- _Set task_: Write out the entire listing below exactly, with the pictures left out.

* * * * * * * * *

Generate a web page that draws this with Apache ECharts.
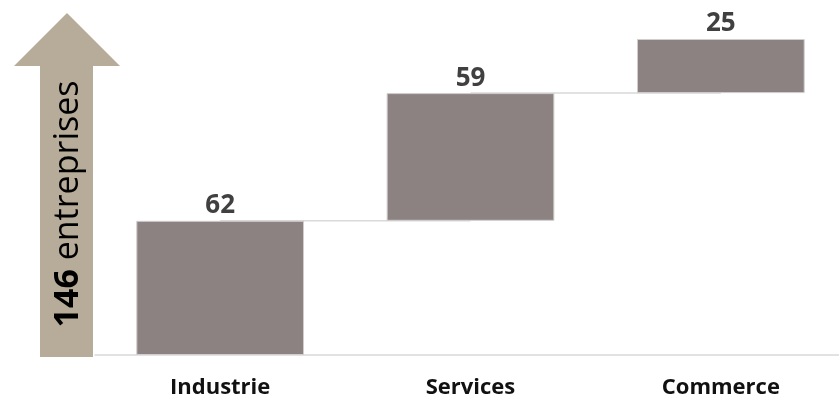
<!DOCTYPE html>
<html>
<head>
<meta charset="utf-8">
<script src="https://cdn.jsdelivr.net/npm/echarts@6/dist/echarts.min.js"></script>
<style>html,body{margin:0;padding:0;background:#fff}#c{width:839px;height:403px}</style>
</head>
<body>
<div id="c"></div>
<script>
const categories = ['Industrie', 'Services', 'Commerce'];
const values = [62, 59, 25];
const totalLabel = '146';
const totalText = ' entreprises';

const bases = [];
let acc = 0;
values.forEach(v => { bases.push(acc); acc += v; });
const tops = values.map((v, i) => bases[i] + v);
const total = acc;

const chart = echarts.init(document.getElementById('c'));
chart.setOption({
  animation: false,
  grid: { left: 95, width: 751, top: 39, height: 316, outerBoundsMode: 'none', containLabel: false },
  xAxis: {
    type: 'category',
    data: categories,
    axisLine: { lineStyle: { color: '#d9d9d9', width: 1.5 } },
    axisTick: { show: false },
    axisLabel: { color: '#111', fontSize: 22, fontWeight: 'bold', fontFamily: 'Open Sans', margin: 22 }
  },
  yAxis: { type: 'value', min: 0, max: total, show: false, splitLine: { show: false } },
  series: [
    {
      type: 'custom',
      z: 1,
      renderItem: function (params, api) {
        const i = params.dataIndex;
        if (i >= values.length - 1) return null;
        const p1 = api.coord([i, tops[i]]);
        const p2 = api.coord([i + 1, tops[i]]);
        return { type: 'line', shape: { x1: p1[0], y1: p1[1], x2: p2[0], y2: p2[1] }, style: { stroke: '#d9d9d9', lineWidth: 1.5 } };
      },
      data: tops.map((t, i) => [i, t]),
      silent: true
    },
    {
      type: 'bar',
      stack: 'w',
      z: 2,
      barCategoryGap: '33%',
      itemStyle: { color: 'transparent' },
      data: bases,
      silent: true
    },
    {
      type: 'bar',
      stack: 'w',
      z: 3,
      itemStyle: { color: '#8c8281', borderColor: '#cfcfcf', borderWidth: 1 },
      label: { show: true, position: 'top', distance: 2, color: '#404040', fontSize: 26, fontWeight: 'bold', fontFamily: 'Open Sans' },
      data: values
    }
  ],
  graphic: [
    {
      type: 'polygon',
      shape: { points: [[40, 357], [40, 66], [14, 66], [67, 13], [120, 66], [93, 66], [93, 357]] },
      style: { fill: '#b7ac99' },
      z: 0
    },
    {
      type: 'text',
      x: 68, y: 204,
      rotation: Math.PI / 2,
      style: {
        text: '{b|' + totalLabel + '}' + totalText,
        fill: '#000',
        fontSize: 34,
        fontFamily: 'Open Sans',
        align: 'center',
        verticalAlign: 'middle',
        rich: { b: { fontWeight: 'bold', fontSize: 34, fontFamily: 'Open Sans', fill: '#000' } }
      },
      z: 1
    }
  ]
});
</script>
</body>
</html>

* * * * * * * * *

- _Result for this exercise_:
Generate a web page that draws this with Apache ECharts.
<!DOCTYPE html>
<html>
<head>
<meta charset="utf-8">
<script src="https://cdn.jsdelivr.net/npm/echarts@6/dist/echarts.min.js"></script>
<style>html,body{margin:0;padding:0;background:#fff}#c{width:839px;height:403px}</style>
</head>
<body>
<div id="c"></div>
<script>
const categories = ['Industrie', 'Services', 'Commerce'];
const values = [62, 59, 25];
const totalLabel = '146';
const totalText = ' entreprises';

const bases = [];
let acc = 0;
values.forEach(v => { bases.push(acc); acc += v; });
const tops = values.map((v, i) => bases[i] + v);
const total = acc;

const chart = echarts.init(document.getElementById('c'));
chart.setOption({
  animation: false,
  grid: { left: 95, width: 751, top: 39, height: 316, outerBoundsMode: 'none', containLabel: false },
  xAxis: {
    type: 'category',
    data: categories,
    axisLine: { lineStyle: { color: '#d9d9d9', width: 1.5 } },
    axisTick: { show: false },
    axisLabel: { color: '#111', fontSize: 22, fontWeight: 'bold', fontFamily: 'Open Sans', margin: 22 }
  },
  yAxis: { type: 'value', min: 0, max: total, show: false, splitLine: { show: false } },
  series: [
    {
      type: 'custom',
      z: 1,
      renderItem: function (params, api) {
        const i = params.dataIndex;
        if (i >= values.length - 1) return null;
        const p1 = api.coord([i, tops[i]]);
        const p2 = api.coord([i + 1, tops[i]]);
        return { type: 'line', shape: { x1: p1[0], y1: p1[1], x2: p2[0], y2: p2[1] }, style: { stroke: '#d9d9d9', lineWidth: 1.5 } };
      },
      data: tops.map((t, i) => [i, t]),
      silent: true
    },
    {
      type: 'bar',
      stack: 'w',
      z: 2,
      barCategoryGap: '33%',
      itemStyle: { color: 'transparent' },
      data: bases,
      silent: true
    },
    {
      type: 'bar',
      stack: 'w',
      z: 3,
      itemStyle: { color: '#8c8281', borderColor: '#cfcfcf', borderWidth: 1 },
      label: { show: true, position: 'top', distance: 2, color: '#404040', fontSize: 26, fontWeight: 'bold', fontFamily: 'Open Sans' },
      data: values
    }
  ],
  graphic: [
    {
      type: 'polygon',
      shape: { points: [[40, 357], [40, 66], [14, 66], [67, 13], [120, 66], [93, 66], [93, 357]] },
      style: { fill: '#b7ac99' },
      z: 0
    },
    {
      type: 'text',
      x: 68, y: 204,
      rotation: Math.PI / 2,
      style: {
        text: '{b|' + totalLabel + '}' + totalText,
        fill: '#000',
        fontSize: 34,
        fontFamily: 'Open Sans',
        align: 'center',
        verticalAlign: 'middle',
        rich: { b: { fontWeight: 'bold', fontSize: 34, fontFamily: 'Open Sans', fill: '#000' } }
      },
      z: 1
    }
  ]
});
</script>
</body>
</html>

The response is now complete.